=== PROMPT ===
Transcribe the listing in full, excluding any pictures.

=== DATA EXCERPT ===
** BEGIN **

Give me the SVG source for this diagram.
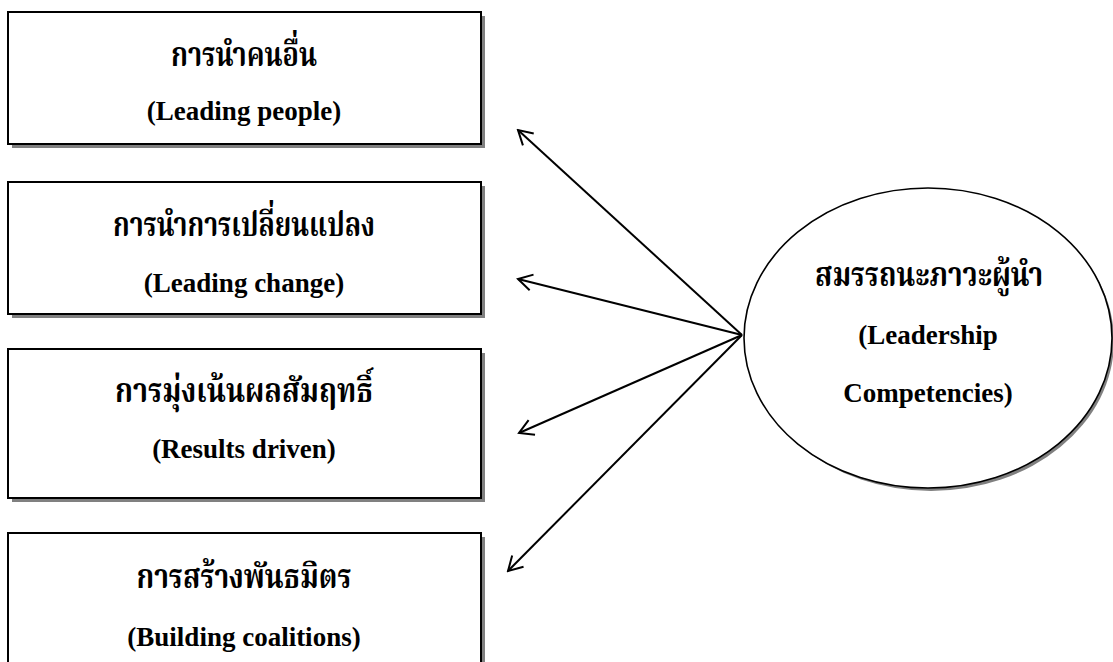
<svg xmlns="http://www.w3.org/2000/svg" width="1113" height="662" viewBox="0 0 1113 662">
  <defs>
    <style>
      .box { fill: #ffffff; stroke: #000000; stroke-width: 2; }
      .shadow { fill: #808080; stroke: none; }
      .oval { fill: #ffffff; stroke: #000000; stroke-width: 1.6; }
      .th { font-family: "Liberation Serif", "Noto Serif Thai", "Noto Sans Thai", serif; font-weight: bold; font-size: 34px; text-anchor: middle; fill: #000000; }
      .en { font-family: "Liberation Serif", serif; font-weight: bold; font-size: 27px; text-anchor: middle; fill: #000000; }
      .link { stroke: #000000; stroke-width: 2; fill: none; marker-end: url(#openHead); }
    </style>
    <marker id="openHead" viewBox="0 0 20 20" refX="18" refY="10" markerWidth="20" markerHeight="20" markerUnits="userSpaceOnUse" orient="auto">
      <path d="M4,2 L18,10 L4,18" fill="none" stroke="#000000" stroke-width="2"/>
    </marker>
  </defs>

  <rect width="1113" height="662" fill="#ffffff"/>

  <!-- competency boxes -->
  <g id="leading-people">
    <rect class="shadow" x="12" y="16" width="473" height="132"/>
    <rect class="box" x="8" y="12" width="473" height="132"/>
    <text class="th" x="244" y="66" textLength="146" lengthAdjust="spacingAndGlyphs">การนำคนอื่น</text>
    <text class="en" x="244" y="120">(Leading people)</text>
  </g>

  <g id="leading-change">
    <rect class="shadow" x="12" y="186" width="473" height="132"/>
    <rect class="box" x="8" y="182" width="473" height="132"/>
    <text class="th" x="244" y="236" textLength="262" lengthAdjust="spacingAndGlyphs">การนำการเปลี่ยนแปลง</text>
    <text class="en" x="244" y="292">(Leading change)</text>
  </g>

  <g id="results-driven">
    <rect class="shadow" x="12" y="353" width="473" height="149"/>
    <rect class="box" x="8" y="349" width="473" height="149"/>
    <text class="th" x="244" y="402" textLength="258" lengthAdjust="spacingAndGlyphs">การมุ่งเน้นผลสัมฤทธิ์</text>
    <text class="en" x="244" y="458">(Results driven)</text>
  </g>

  <g id="building-coalitions">
    <rect class="shadow" x="12" y="537" width="473" height="140"/>
    <rect class="box" x="8" y="533" width="473" height="140"/>
    <text class="th" x="244" y="588" textLength="215" lengthAdjust="spacingAndGlyphs">การสร้างพันธมิตร</text>
    <text class="en" x="244" y="646">(Building coalitions)</text>
  </g>

  <!-- central competency oval -->
  <g id="leadership-competencies">
    <ellipse class="shadow" cx="931" cy="341" rx="183" ry="150"/>
    <ellipse class="oval" cx="928" cy="338" rx="184" ry="150"/>
    <text class="th" x="929" y="286" textLength="228" lengthAdjust="spacingAndGlyphs">สมรรถนะภาวะผู้นำ</text>
    <text class="en" x="928" y="344">(Leadership</text>
    <text class="en" x="928" y="402">Competencies)</text>
  </g>

  <!-- connectors from the oval to each box -->
  <g id="connectors">
    <line class="link" x1="742" y1="335" x2="518" y2="130"/>
    <line class="link" x1="742" y1="335" x2="518" y2="279"/>
    <line class="link" x1="742" y1="335" x2="519" y2="433"/>
    <line class="link" x1="742" y1="335" x2="508" y2="571"/>
  </g>
</svg>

** END **

=== CORRECT ANSWER ===
Give me the SVG source for this diagram.
<svg xmlns="http://www.w3.org/2000/svg" width="1113" height="662" viewBox="0 0 1113 662">
  <defs>
    <style>
      .box { fill: #ffffff; stroke: #000000; stroke-width: 2; }
      .shadow { fill: #808080; stroke: none; }
      .oval { fill: #ffffff; stroke: #000000; stroke-width: 1.6; }
      .th { font-family: "Liberation Serif", "Noto Serif Thai", "Noto Sans Thai", serif; font-weight: bold; font-size: 34px; text-anchor: middle; fill: #000000; }
      .en { font-family: "Liberation Serif", serif; font-weight: bold; font-size: 27px; text-anchor: middle; fill: #000000; }
      .link { stroke: #000000; stroke-width: 2; fill: none; marker-end: url(#openHead); }
    </style>
    <marker id="openHead" viewBox="0 0 20 20" refX="18" refY="10" markerWidth="20" markerHeight="20" markerUnits="userSpaceOnUse" orient="auto">
      <path d="M4,2 L18,10 L4,18" fill="none" stroke="#000000" stroke-width="2"/>
    </marker>
  </defs>

  <rect width="1113" height="662" fill="#ffffff"/>

  <!-- competency boxes -->
  <g id="leading-people">
    <rect class="shadow" x="12" y="16" width="473" height="132"/>
    <rect class="box" x="8" y="12" width="473" height="132"/>
    <text class="th" x="244" y="66" textLength="146" lengthAdjust="spacingAndGlyphs">การนำคนอื่น</text>
    <text class="en" x="244" y="120">(Leading people)</text>
  </g>

  <g id="leading-change">
    <rect class="shadow" x="12" y="186" width="473" height="132"/>
    <rect class="box" x="8" y="182" width="473" height="132"/>
    <text class="th" x="244" y="236" textLength="262" lengthAdjust="spacingAndGlyphs">การนำการเปลี่ยนแปลง</text>
    <text class="en" x="244" y="292">(Leading change)</text>
  </g>

  <g id="results-driven">
    <rect class="shadow" x="12" y="353" width="473" height="149"/>
    <rect class="box" x="8" y="349" width="473" height="149"/>
    <text class="th" x="244" y="402" textLength="258" lengthAdjust="spacingAndGlyphs">การมุ่งเน้นผลสัมฤทธิ์</text>
    <text class="en" x="244" y="458">(Results driven)</text>
  </g>

  <g id="building-coalitions">
    <rect class="shadow" x="12" y="537" width="473" height="140"/>
    <rect class="box" x="8" y="533" width="473" height="140"/>
    <text class="th" x="244" y="588" textLength="215" lengthAdjust="spacingAndGlyphs">การสร้างพันธมิตร</text>
    <text class="en" x="244" y="646">(Building coalitions)</text>
  </g>

  <!-- central competency oval -->
  <g id="leadership-competencies">
    <ellipse class="shadow" cx="931" cy="341" rx="183" ry="150"/>
    <ellipse class="oval" cx="928" cy="338" rx="184" ry="150"/>
    <text class="th" x="929" y="286" textLength="228" lengthAdjust="spacingAndGlyphs">สมรรถนะภาวะผู้นำ</text>
    <text class="en" x="928" y="344">(Leadership</text>
    <text class="en" x="928" y="402">Competencies)</text>
  </g>

  <!-- connectors from the oval to each box -->
  <g id="connectors">
    <line class="link" x1="742" y1="335" x2="518" y2="130"/>
    <line class="link" x1="742" y1="335" x2="518" y2="279"/>
    <line class="link" x1="742" y1="335" x2="519" y2="433"/>
    <line class="link" x1="742" y1="335" x2="508" y2="571"/>
  </g>
</svg>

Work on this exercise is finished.